Direction
[00:00:00] You are listening to the Daily Five, an experimental podcast by Aurooba, where I talk about something for five minutes. So let's get to it, shall we? Effort without clear direction is wasted effort. This is a quote I read the other day from Thomas Frank on Twitter, and I was thinking about it, naturally. You know, if you asked me nine years ago where I'd be today, I would've told you that in 9 to 10 years, I hope to run a hipster-esque coworking space with great coffee, a stationary and yoga studio, a spiritual room, and weekly coding and design workshops that I run with a co-founder and a small team, maybe in Vancouver, somewhere close to the ocean.
[00:01:02] 9 years ago, I was just starting out in my career and my goals and aspirations were based on the trends of the day and very university-culture centric, because that's what I knew. So that was the direction I set out towards. I think a lot of people have trouble figuring out what they want because they feel the pressure to choose correctly.
[00:01:30] Like somehow if you really decide what you want, you can never change your mind and you'll be a failure, if you do anything else. You'll have settled. Well, I think that is just about a boatload of nonsense. Whoever and whatever made us feel that way is nonsensical. It is worthwhile to have a clear direction, a goal you're working towards.

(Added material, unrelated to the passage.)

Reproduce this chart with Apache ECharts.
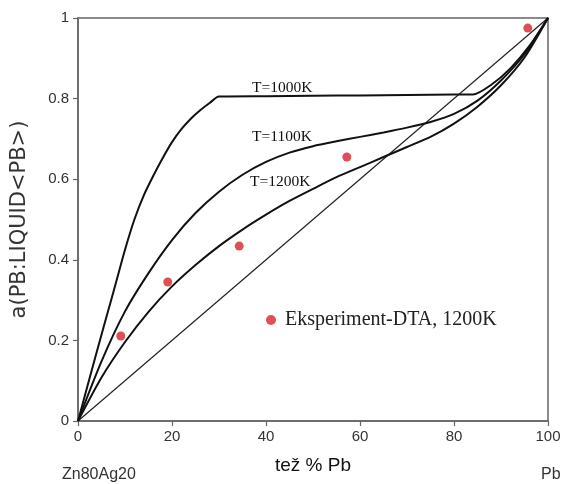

[00:01:56] No one said that direction cannot change. That your goals can't evolve as you learn more, discover more, see more, feel more. Don't get me wrong, there's something to be said for persistence, for not giving up when the going gets tough, and sometimes it's not that things get hard, it's that what we want changes, and when that happens, we are allowed to change our mind.
[00:02:28] We are allowed to change direction. What I wanted out of my life has changed a lot over the years in all the different parts of my life. For example, when I was 12, I was convinced I'd be married by the time I was 22. When I was 17, I was setting up my life to eventually get a PhD, not freelance and, you know, run my own business or do any of the things that I do today.
[00:02:58] There was a time when I was convinced I was gonna get, you know, making kids really early and doing all of that. Then I changed my mind about that too. I, I think our fundamental values don't change _very_ often. They definitely evolve over time with our life experiences and with that comes more clarity, which often makes us change direction actually.
[00:03:29] But maybe it's actually that what feels like a change of direction from the outside is really just a minor internal adjustment that brings us more in alignment with what we truly wanted in the first place. I think it is important to have _a_ direction. You know, it's not so important to have the right direction because what is right is often fairly relative and it changes with time, circumstance, the people in your life, the people you surround yourself with.
[00:04:15] And I think as long as you're not yo-yoing with the wind, uh, it's okay to let go of some of that internal pressure to choose correctly. It's far more important to decide on a direction – to always be working towards some kind of direction and be making effort towards that. And of course, reevaluating from time to time.
[00:04:43] Yeah. Thanks for listening. Talk to you tomorrow.